Тогда я постоянно состоял при главном боярине Иване Петровиче Челяднине и помогал одному поляку переводить с немецкого на русский книгу о травах, потому что [Челяднина] она заинтересовала, и он очень хотел ее иметь. Этот боярин пошел со мной в Земельную канцелярию и велел приказному Василию Степановичу дать мне поместье, о котором я просил, и оставался в канцелярии до тех пор, пока документ не был подписан.
В Москву то ли из Гаррии, то ли из Вирляндии[66] приехал дворянин по имени Эверт Бремен, который никак не мог продвинуться, потому что женился – исключительно в силу своего благородства – на женщине, высланной из Полоцка. Я отправил его в свое поместье управлять крестьянами согласно моим предписаниям, написанным по-немецки и по-русски. Однако он не стал им следовать, а управлял, как привык в Ливонии, и мое поместье пришло в упадок. Тогда я сказал вышеупомянутому Семену Курцову, почитателю таких птиц, как соколы и орлы: «Поедем, свезем этого малого в Военную канцелярию».
Все, что рассказал [Бремен], было тайком записано. Когда он только приехал, пошел не в ту канцелярию. Ему бы следовало пойти в Посольскую – что было бы верно, – потому что немецкими и татарскими делами занимаются там, а в Военной канцелярии ведут дела военные и польские. Этот Семен Купцов немедля получил записку – память – какую положено. Написана она была сообразно обстоятельствам. Во-первых, касаемо языка, leto значит anno по-русски. А поскольку они ведут счет годам от сотворения мира, то пишут лето 7000 и сколько-то сотен.

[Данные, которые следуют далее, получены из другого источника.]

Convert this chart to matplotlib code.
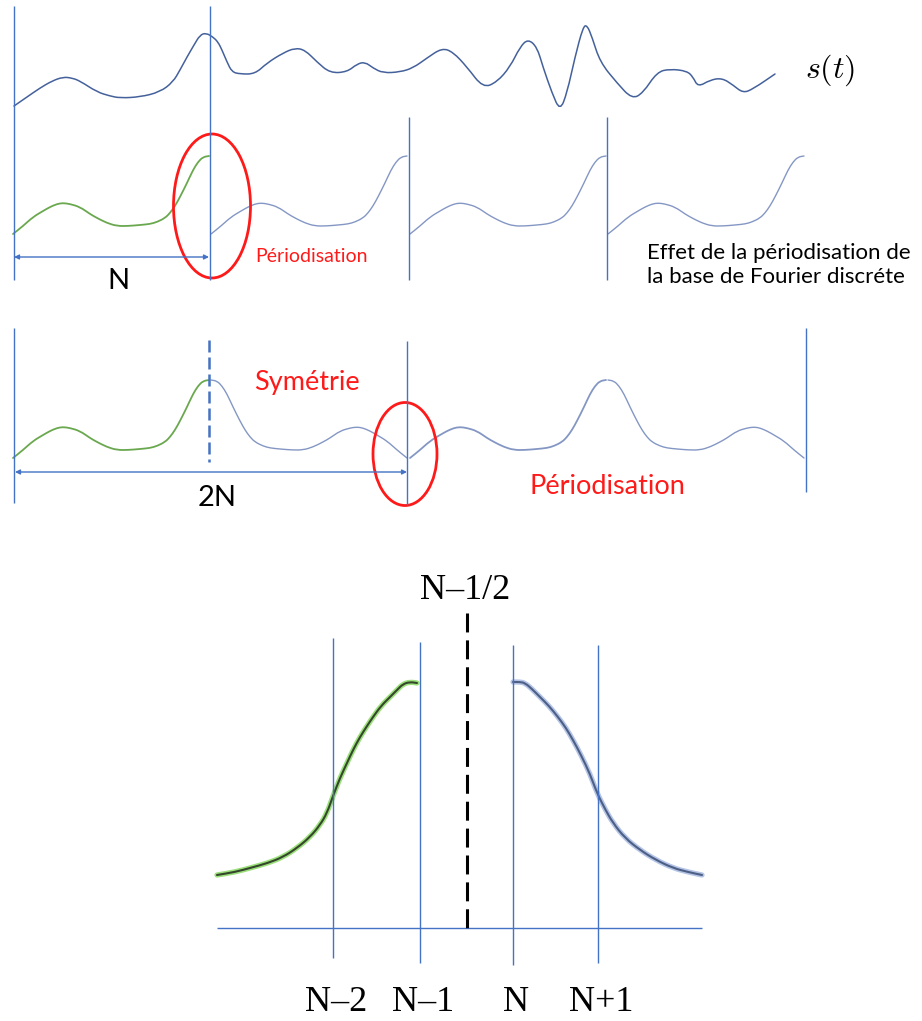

Потом следовала суть дела: «Никита Фуников, тебе надлежит обходиться с этим вновь прибывшим немцем как с другими такими же». Далее стоял месяц и год, а затем день. Рядом с датой приказный написал свое имя. Эта память оставалась в Большой казне. Все записки подклеивались одна к другой и скручивались в свиток. В Большой казне написали такую память: «Путиле Михайловичу и Василию Степановичу по повелению великого князя выдать вновь прибывшему немцу 150 четвертей земли в городах или уездах московских, которые не пустуют». Эта память оставалась в Земельной канцелярии.
Когда отравили великую княгиню[67], великий князь послал в Ливонию за вдовой по имени Катрина Шиллинг, которая жила в городе Дерпте. Эту женщину доставили в золоченой повозке. Великий князь надеялся, что она сможет помочь великой княгине. Он очень тщательно осмотрел одежды женщины, а потом сказал ей: «Если ты поможешь моей царице, мы пожалуем тебе на всю оставшуюся жизнь половину дохода от Дерптского епископства в Ливонии». Великая княгиня сказала той женщине: «Ты наверняка можешь мне помочь. Помоги мне!» Великая княгиня умерла [в 1560 году], а женщину отправили назад в Ливонию.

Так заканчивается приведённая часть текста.